For a bedroom under 150 square feet with standard 8-foot ceilings, yes — it will hold the room below 75°F even when it's 90 outside, provided you've sealed around the unit and aren't fighting heavy direct afternoon sun. Rooms larger than 150 square feet, west-facing with no shading, or poorly insulated will either need the portable or a higher BTU window unit. Size the cooling to the room you actually need to sleep in, not the whole apartment.

How often do I actually need to swap the water filter during summer?

Standard guidance is every two months or 40 gallons, whichever comes first. During a heatwave when you're running through two or more full pitchers per day, you'll hit 40 gallons in under three weeks.

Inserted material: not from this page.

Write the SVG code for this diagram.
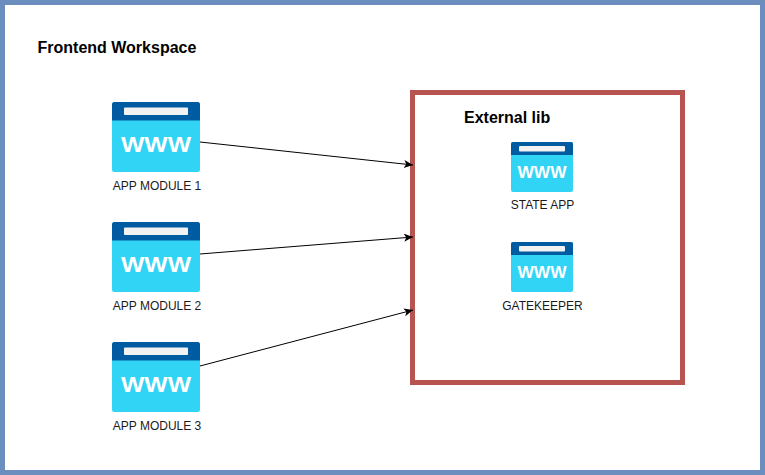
<svg xmlns="http://www.w3.org/2000/svg" width="765" height="475" viewBox="0 0 765 475">
<style>
text{font-family:"Liberation Sans",Arial,sans-serif;fill:#000}
.lbl{font-size:12px;text-anchor:middle;fill:#1a1a1a}
.title{font-size:16px;font-weight:bold}
.wb{font-family:"Liberation Sans",Arial,sans-serif;font-weight:bold;fill:#fff;text-anchor:middle}
.conn{fill:none;stroke:#000;stroke-width:1}
</style>
<defs>
<marker id="arr" markerUnits="userSpaceOnUse" markerWidth="10" markerHeight="10" refX="9" refY="4" orient="auto"><path d="M0 0L9 4L0 8L2.2 4Z" fill="#000"/></marker>
</defs>
<rect id="frame" x="2.5" y="2.5" width="760" height="470" fill="#fff" stroke="#6c8ebf" stroke-width="5"/>
<text class="title" x="37.500" y="53">Frontend Workspace</text>
<g id="external-lib">
<rect x="412.5" y="92.5" width="270" height="290" fill="#fff" stroke="#b85450" stroke-width="5"/>
<text class="title" x="464" y="123">External lib</text>
</g>
<g id="app-module-1">
<rect x="112" y="102" width="88" height="70" rx="2.5" fill="#32d4f5"/>
<path d="M112 120.500V104.500a2.500 2.500 0 0 1 2.500-2.500h83a2.500 2.500 0 0 1 2.500 2.500V120.500Z" fill="#005ba1"/>
<rect x="124" y="107.500" width="64" height="7.500" rx="1" fill="#f2f2f2"/>
<text class="wb" x="156" y="152" font-size="22" textLength="70" lengthAdjust="spacingAndGlyphs">WWW</text>
<text class="lbl" x="157" y="190">APP MODULE 1</text>
</g>
<g id="app-module-2">
<rect x="112" y="222" width="88" height="70" rx="2.5" fill="#32d4f5"/>
<path d="M112 240.500V224.500a2.500 2.500 0 0 1 2.500-2.500h83a2.500 2.500 0 0 1 2.500 2.500V240.500Z" fill="#005ba1"/>
<rect x="124" y="227.500" width="64" height="7.500" rx="1" fill="#f2f2f2"/>
<text class="wb" x="156" y="272" font-size="22" textLength="70" lengthAdjust="spacingAndGlyphs">WWW</text>
<text class="lbl" x="157" y="310">APP MODULE 2</text>
</g>
<g id="app-module-3">
<rect x="112" y="342" width="88" height="70" rx="2.5" fill="#32d4f5"/>
<path d="M112 360.500V344.500a2.500 2.500 0 0 1 2.500-2.500h83a2.500 2.500 0 0 1 2.500 2.500V360.500Z" fill="#005ba1"/>
<rect x="124" y="347.500" width="64" height="7.500" rx="1" fill="#f2f2f2"/>
<text class="wb" x="156" y="392" font-size="22" textLength="70" lengthAdjust="spacingAndGlyphs">WWW</text>
<text class="lbl" x="157" y="430">APP MODULE 3</text>
</g>
<g id="state-app">
<rect x="511" y="142" width="62" height="50" rx="2" fill="#32d4f5"/>
<path d="M511 155V144a2 2 0 0 1 2-2h58a2 2 0 0 1 2 2V155Z" fill="#005ba1"/>
<rect x="519" y="146" width="46" height="5.500" rx="1" fill="#f2f2f2"/>
<text class="wb" x="542" y="178" font-size="16" textLength="49" lengthAdjust="spacingAndGlyphs">WWW</text>
<text class="lbl" x="542.500" y="209">STATE APP</text>
</g>
<g id="gatekeeper">
<rect x="511" y="242" width="62" height="50" rx="2" fill="#32d4f5"/>
<path d="M511 255V244a2 2 0 0 1 2-2h58a2 2 0 0 1 2 2V255Z" fill="#005ba1"/>
<rect x="519" y="246" width="46" height="5.500" rx="1" fill="#f2f2f2"/>
<text class="wb" x="542" y="278" font-size="16" textLength="49" lengthAdjust="spacingAndGlyphs">WWW</text>
<text class="lbl" x="542.500" y="310">GATEKEEPER</text>
</g>
<g id="connectors">
<line class="conn" x1="200" y1="142" x2="413" y2="165" marker-end="url(#arr)"/>
<line class="conn" x1="200" y1="254" x2="413" y2="237" marker-end="url(#arr)"/>
<line class="conn" x1="200" y1="366" x2="413" y2="310" marker-end="url(#arr)"/>
</g>
</svg>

That's exactly why this kit includes two sets of filter refills — running out mid-August on a Sunday is not when you want to be problem-solving your hydration situation.

Is the eucalyptus bath worth adding if the AC is already running?

Yes — for a different reason than you might think. When outdoor temperatures stay above 80°F overnight, even a well-cooled apartment takes hours to fully stabilize. A cool bath accelerates your body's transition independent of the room temperature and gets you to sleep 30–45 minutes faster than lying in a room that's still ticking downward. It's the same logic athletes use with cold water after a hard summer practice: you're managing your body's heat load directly rather than waiting for the environment to do all the work.